Saf. BENİM KÖKÜM ÇANAKKALE ECEABAT
Sırtında çantan, elinde fotoğraf
makinan Dünyayı geziyorsun, bu göçebe hayatta en çok özlediğin şey ne?
Çok komik, ben aslında evimi aşırı
derecede seven ve dışarıya çıkmayı da hiç sevmeyen bir insanım. Fakat kendime
da daima zıt gittiğim için sanırım böyle bir hayatı seçtim. Ben sürekli bir
özlem içinde yaşıyorum. Belki ilham kaynağım da bu olabilir. Hani bazı şairler
aşk acısı çekmeyi sever ya, ben de özlemeyi seviyorum galiba. Çünkü ne zaman
özlediğim bir yere gitsem, daima olmadığım yerde olmayı özlüyorum. Ne zaman
özlediğim birisinin yanına gitsem, bir başka kişi ağır basıyor. Yani bu özlem
duygusu hiç bitmiyor. Galiba bitsin de istemiyorum...hayatta özlediğimden
ziyade bağlı olduğum şeyler var ve onları sık sık görmek istiyorum. Evim,
yastığım ve ailem gibi.
Sana Çanakkale, Eceabat desem bana
ne dersin?
Galiba her şey orada başladı ve
belki de her şey orada bitebilir. Almanya'da doğup büyümeme rağmen, Anneannemin
ve Annemin doğduğu yerlere çok bağlıyım. Çocukluğumun sadece yazlarını orada
geçirdiğim bir bölge olsa da, ne zaman oraya gitsem içimde bir kıpırtı oluyor.

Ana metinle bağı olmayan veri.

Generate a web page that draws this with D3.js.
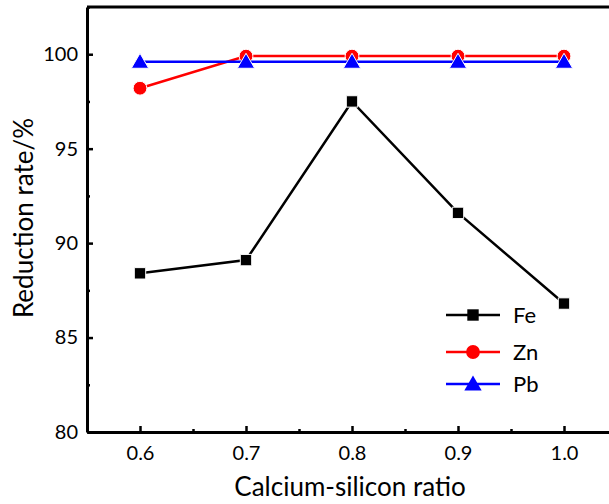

Bence konu yine saf.'a bağlanıyor. Çünkü köküm orası. Havasını ayrı seviyorum,
denizine hayranım. Ufak ama yeterli bir yer. Kendi hayatım gibi biraz.
2 Yorumlar
"Kabuk; korunaklı bir mevki ama monotonlu tutsaklık. Bu yüzdendir ki bir kabuk asla çatlamadan ve kırılmadan hayatta kalmadı.” çok beğendim.